As a student, I make mistakes all the times, and stealing my idea will not face a heavy retaliation. I don't mind if someone come-up with concurrent works, but I do mind if my key idea is leaked. Many graduate students in my field therefore only use pre-print service if their papers are either publicly presented or conditionally accepted.
I am looking for a website that can do most of what Arxiv does, with an additional private option or limited visibility, for example an option to make the paper unindexed with search engines. This way, my paper cannot be seen for at least a few months. By doing so, I can at least claim that I am one of the first few researchers who got the idea right. And most importantly, I can privately correct my mistakes, if any. Publishing mistakes is embarrassing and sometimes harm one's career. Many mistakes will be revealed during the peer-review processes and I have a chance to correct them before publicizing.

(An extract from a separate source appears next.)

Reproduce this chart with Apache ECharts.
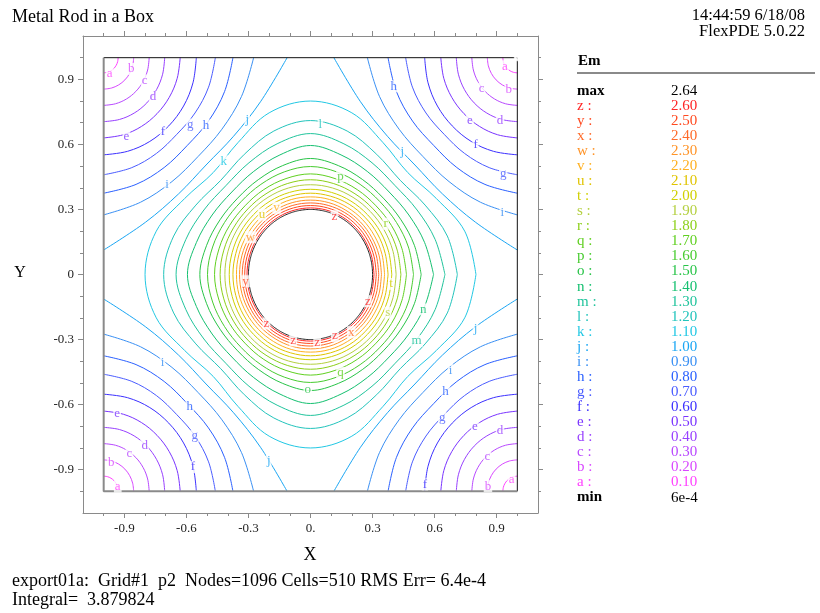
<!DOCTYPE html>
<html>
<head>
<meta charset="utf-8">
<script src="https://cdn.jsdelivr.net/npm/echarts@6/dist/echarts.min.js"></script>
<style>
html, body { margin: 0; padding: 0; background: #fff; }
#chart { width: 820px; height: 613px; }
</style>
</head>
<body>
<div id="chart"></div>
<script>
// Contour levels of the field magnitude Em
const levelLetters = ['a','b','c','d','e','f','g','h','i','j','k','l','m','n','o','p','q','r','s','t','u','v','w','x','y','z'];
const levelValues = [0.10,0.20,0.30,0.40,0.50,0.60,0.70,0.80,0.90,1.00,1.10,1.20,1.30,1.40,1.50,1.60,1.70,1.80,1.90,2.00,2.10,2.20,2.30,2.40,2.50,2.60];
const levelColors = ['#ff40ff','#d848ff','#b848ff','#9840ff','#7a34ff','#3c30ff','#4a5cff','#2a60ff','#3a90f4','#1aa6f4',
                     '#22c8e4','#22c4bc','#20c49c','#14c070','#28c448','#48cc30','#60d020','#8cd018','#b4d040','#d0d000',
                     '#e0c400','#ffb020','#ff9428','#ff6a28','#ff4a20','#ff2424'];
const fieldMax = '2.64';
const fieldMin = '6e-4';

// Geometry: square box [-1,1]^2 with a rod of radius 0.3 at the centre
const domainMax = 1.0;
const rodRadius = 0.3;

// Corner contours a..j: distance from the box corner, sampled every 15 degrees
// (0 = along the top/bottom wall, 90 = along the side wall)
const cornerAngles = [0, 15, 30, 45, 60, 75, 90];
const cornerRadii = [
  [0.070, 0.070, 0.070, 0.070, 0.070, 0.070, 0.070], // a
  [0.145, 0.145, 0.145, 0.145, 0.145, 0.145, 0.145], // b
  [0.220, 0.220, 0.220, 0.220, 0.220, 0.220, 0.220], // c
  [0.295, 0.295, 0.295, 0.295, 0.295, 0.295, 0.295], // d
  [0.370, 0.368, 0.366, 0.365, 0.366, 0.368, 0.370], // e
  [0.448, 0.447, 0.446, 0.445, 0.446, 0.447, 0.448], // f
  [0.540, 0.525, 0.510, 0.500, 0.510, 0.525, 0.540], // g
  [0.625, 0.605, 0.585, 0.572, 0.585, 0.605, 0.625], // h
  [0.725, 0.690, 0.660, 0.645, 0.660, 0.690, 0.725], // i
  [0.887, 0.785, 0.725, 0.700, 0.725, 0.785, 0.887]  // j
];

// Closed contours k..z around the rod: radius from the centre, sampled every 15 degrees
const ringAngles = [0, 15, 30, 45, 60, 75, 90];
const ringRadii = [
  [0.800, 0.772, 0.702, 0.665, 0.702, 0.772, 0.800], // k
  [0.710, 0.685, 0.640, 0.614, 0.640, 0.685, 0.710], // l
  [0.650, 0.624, 0.595, 0.579, 0.595, 0.624, 0.650], // m
  [0.595, 0.571, 0.549, 0.538, 0.549, 0.571, 0.595], // n
  [0.535, 0.520, 0.505, 0.498, 0.505, 0.520, 0.535], // o
  [0.498, 0.490, 0.480, 0.475, 0.480, 0.490, 0.498], // p
  [0.464, 0.458, 0.452, 0.448, 0.452, 0.458, 0.464], // q
  [0.437, 0.434, 0.430, 0.428, 0.430, 0.434, 0.437], // r
  [0.414, 0.413, 0.411, 0.410, 0.411, 0.413, 0.414], // s
  [0.393, 0.392, 0.391, 0.390, 0.391, 0.392, 0.393], // t
  [0.375, 0.374, 0.374, 0.373, 0.374, 0.374, 0.375], // u
  [0.358, 0.358, 0.357, 0.357, 0.357, 0.358, 0.358], // v
  [0.343, 0.343, 0.342, 0.342, 0.342, 0.343, 0.343], // w
  [0.330, 0.330, 0.330, 0.330, 0.330, 0.330, 0.330], // x
  [0.318, 0.318, 0.318, 0.318, 0.318, 0.318, 0.318], // y
  [0.307, 0.307, 0.307, 0.307, 0.307, 0.307, 0.307]  // z
];
const firstRingLevel = 10; // ring contours start at level k

// Contour letter labels placed along the curves: [x, y, letter]
const contourLabels = [
  [-0.971, 0.926, 'a'], [-0.867, 0.948, 'b'], [-0.802, 0.895, 'c'], [-0.761, 0.819, 'd'], [-0.890, 0.635, 'e'],
  [-0.713, 0.658, 'f'], [-0.581, 0.691, 'g'], [-0.505, 0.688, 'h'], [-0.693, 0.415, 'i'], [-0.306, 0.714, 'j'],
  [-0.419, 0.522, 'k'],
  [0.940, 0.960, 'a'], [0.959, 0.853, 'b'], [0.827, 0.857, 'c'], [0.916, 0.711, 'd'], [0.771, 0.711, 'e'],
  [0.798, 0.599, 'f'], [0.932, 0.465, 'g'], [0.403, 0.868, 'h'], [0.927, 0.284, 'i'], [0.444, 0.568, 'j'],
  [0.048, 0.691, 'l'], [0.145, 0.453, 'p'],
  [-0.932, -0.978, 'a'], [-0.963, -0.868, 'b'], [-0.876, -0.826, 'c'], [-0.802, -0.787, 'd'], [-0.935, -0.641, 'e'],
  [-0.568, -0.888, 'f'], [-0.560, -0.745, 'g'], [-0.584, -0.611, 'h'], [-0.715, -0.404, 'i'], [-0.202, -0.856, 'j'],
  [-0.013, -0.533, 'o'],
  [0.972, -0.945, 'a'], [0.858, -0.976, 'b'], [0.855, -0.840, 'c'], [0.916, -0.722, 'd'], [0.795, -0.702, 'e'],
  [0.553, -0.968, 'f'], [0.637, -0.660, 'g'], [0.653, -0.538, 'h'], [0.677, -0.441, 'i'], [0.798, -0.250, 'j'],
  [0.513, -0.307, 'm'], [0.545, -0.161, 'n'], [0.145, -0.453, 'q'],
  [-0.234, 0.276, 'u'], [-0.164, 0.307, 'v'], [-0.290, 0.172, 'w'], [-0.314, -0.031, 'y'], [0.116, 0.269, 'z'],
  [0.363, 0.234, 'r'], [0.390, -0.043, 't'], [0.277, -0.123, 'z'], [0.374, -0.176, 's'], [0.197, -0.266, 'x'],
  [0.118, -0.284, 'z'], [0.032, -0.312, 'z'], [-0.084, -0.304, 'z'], [-0.213, -0.226, 'z']
];

// Axis ticks
const axisRange = [-1.1, 1.1];
const majorTicks = [-0.9, -0.6, -0.3, 0, 0.3, 0.6, 0.9];
const minorTicks = [-1.0, -0.8, -0.7, -0.5, -0.4, -0.2, -0.1, 0.1, 0.2, 0.4, 0.5, 0.7, 0.8, 1.0];

const serif = '"Liberation Serif", "Times New Roman", serif';
const axisGray = '#8a8a8a';

const toRad = d => d * Math.PI / 180;

// One quadrant of a ring (from +x axis to +y axis), reflected into the other three quadrants
function ringPath(radii) {
  const q = ringAngles.map((a, i) => [radii[i] * Math.cos(toRad(a)), radii[i] * Math.sin(toRad(a))]);
  const tl = q.slice().reverse().map(([x, y]) => [-x, y]);
  const bl = q.map(([x, y]) => [-x, -y]);
  const br = q.slice().reverse().map(([x, y]) => [x, -y]);
  return q.concat(tl.slice(1), bl.slice(1), br.slice(1));
}

// Arc around the corner (sx*1, sy*1)
function cornerPath(radii, sx, sy) {
  return cornerAngles.map((a, i) => [
    sx * (domainMax - radii[i] * Math.cos(toRad(a))),
    sy * (domainMax - radii[i] * Math.sin(toRad(a)))
  ]);
}

function contourSeries(data, color) {
  return {
    type: 'line', xAxisIndex: 0, yAxisIndex: 0, data: data,
    showSymbol: false, smooth: 0.35, silent: true, z: 2,
    lineStyle: { color: color, width: 1 }
  };
}

const series = [];

cornerRadii.forEach((radii, li) => {
  [[1, 1], [-1, 1], [-1, -1], [1, -1]].forEach(([sx, sy]) => {
    series.push(contourSeries(cornerPath(radii, sx, sy), levelColors[li]));
  });
});

ringRadii.forEach((radii, k) => {
  series.push(contourSeries(ringPath(radii), levelColors[firstRingLevel + k]));
});

// Rod boundary
const rodPts = [];
for (let a = 0; a <= 360; a += 4) rodPts.push([rodRadius * Math.cos(toRad(a)), rodRadius * Math.sin(toRad(a))]);
series.push({
  type: 'line', data: rodPts, showSymbol: false, smooth: true, silent: true, z: 3,
  lineStyle: { color: '#202020', width: 1 }
});

// Box walls: top and right in black, left and bottom heavier grey
const lo = -domainMax, hi = domainMax;
series.push({
  type: 'line', data: [[lo, hi], [hi, hi], [hi, lo]], showSymbol: false, silent: true, z: 4,
  lineStyle: { color: '#111', width: 1 }
});
series.push({
  type: 'line', data: [[lo, hi], [lo, lo], [hi, lo]], showSymbol: false, silent: true, z: 4,
  lineStyle: { color: '#8a8a8a', width: 2 }
});
// Corner marker
series.push({
  type: 'scatter', data: [[hi, hi]], symbol: 'emptyCircle', symbolSize: 5, silent: true, z: 5,
  itemStyle: { color: '#fff', borderColor: '#222', borderWidth: 1 }
});

// Contour letters
series.push({
  type: 'scatter', symbolSize: 0, silent: true, z: 6,
  data: contourLabels.map(([x, y, ch]) => {
    const li = levelLetters.indexOf(ch);
    return {
      value: [x, y],
      label: { color: levelColors[li] }
    };
  }),
  label: {
    show: true, position: 'inside',
    formatter: p => contourLabels[p.dataIndex][2],
    fontFamily: serif, fontSize: 13,
    backgroundColor: '#fff', padding: [0, 1, 0, 1], lineHeight: 12
  }
});

function axisPair(dim, pos, showLabel) {
  const isX = dim === 'x';
  const fmt = v => {
    if (Math.abs(v) < 1e-9) return isX ? '0.' : '0';
    return v.toFixed(1);
  };
  const major = {
    type: 'value', position: pos, min: axisRange[0], max: axisRange[1],
    splitLine: { show: false },
    axisLine: { show: true, onZero: false, lineStyle: { color: axisGray, width: 1 } },
    axisTick: { show: true, inside: false, length: 5, customValues: majorTicks, lineStyle: { color: axisGray } },
    axisLabel: {
      show: showLabel, customValues: majorTicks, formatter: fmt, margin: 9,
      fontFamily: serif, fontSize: 13, color: '#222'
    }
  };
  const minor = {
    type: 'value', position: pos, min: axisRange[0], max: axisRange[1], offset: 0,
    splitLine: { show: false },
    axisLine: { show: false, onZero: false },
    axisTick: { show: true, inside: false, length: 3, customValues: minorTicks, lineStyle: { color: axisGray } },
    axisLabel: { show: false }
  };
  return [major, minor];
}

const xAxes = axisPair('x', 'bottom', true).concat(axisPair('x', 'top', false));
const yAxes = axisPair('y', 'left', true).concat(axisPair('y', 'right', false));

// Legend column and page texts
const graphics = [];
function txt(x, y, text, opts) {
  graphics.push({
    type: 'text', x: x, y: y, silent: true,
    style: Object.assign({
      text: text, fill: '#000', font: '15px ' + serif,
      textAlign: 'left', textVerticalAlign: 'middle', align: 'left', verticalAlign: 'middle'
    }, opts || {})
  });
}
txt(12, 17, 'Metal Rod in a Box', { font: '18px ' + serif });
txt(805, 16, '14:44:59 6/18/08', { font: '16.5px ' + serif, textAlign: 'right', align: 'right' });
txt(805, 32, 'FlexPDE 5.0.22', { font: '16.5px ' + serif, textAlign: 'right', align: 'right' });
txt(310, 555, 'X', { font: '18px ' + serif, textAlign: 'center', align: 'center' });
txt(20, 273, 'Y', { font: '16px ' + serif, textAlign: 'center', align: 'center' });
txt(12, 581, 'export01a:  Grid#1  p2  Nodes=1096 Cells=510 RMS Err= 6.4e-4', { font: '18px ' + serif });
txt(12, 600, 'Integral=  3.879824', { font: '18px ' + serif });

txt(578, 61, 'Em', { font: 'bold 15px ' + serif });
graphics.push({
  type: 'line', silent: true,
  shape: { x1: 577, y1: 73, x2: 815, y2: 73 },
  style: { stroke: '#8a8a8a', lineWidth: 2 }
});
const rowTop = 90.7, rowStep = 15.07, colKey = 577, colVal = 671;
txt(colKey, rowTop, 'max', { font: 'bold 15px ' + serif });
txt(colVal, rowTop, fieldMax, { font: '15px ' + serif });
for (let i = levelLetters.length - 1, row = 1; i >= 0; i--, row++) {
  const y = rowTop + row * rowStep;
  txt(colKey, y, levelLetters[i] + ' :', { font: '15px ' + serif, fill: levelColors[i] });
  txt(colVal, y, levelValues[i].toFixed(2), { font: '15px ' + serif, fill: levelColors[i] });
}
txt(colKey, rowTop + (levelLetters.length + 1) * rowStep, 'min', { font: 'bold 15px ' + serif });
txt(colVal, rowTop + (levelLetters.length + 1) * rowStep, fieldMin, { font: '15px ' + serif });

const chart = echarts.init(document.getElementById('chart'));
chart.setOption({
  animation: false,
  backgroundColor: '#fff',
  grid: { left: 83, top: 36, width: 455, height: 477, containLabel: false },
  xAxis: xAxes,
  yAxis: yAxes,
  series: series,
  graphic: graphics
});
</script>
</body>
</html>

Please kindly think twice before giving ethically and "politically correct" comments like no one will scoop me, everyone will cite me, and the scoopers will be punished. At least in my field, scooping and idea-stealing is commonly observable, and big-names doesn't care about publicizing pre-prints because they have resources to punish the scoopers. I do understand that keeping my work private might harm the community as the information becomes less transparent. However, it could be also possible that my un-reviewed flawed works misguide the community, and a paper reviewed will benefit the society more.
I personally wasted six months because of someone else's mistake in a published work.
I heard that, in molecular biology, there is a widely-used service to upload your research data like protein structure and sequencing to get a timestamp. The uploaded materials can be set to be private for a period, and fully disclosed later. A lot of people do use this function. This is not exactly what I am looking for but share some similar ideas.
If I remember correctly, there is an interesting paper studying the scooping patterns with the aide of this database.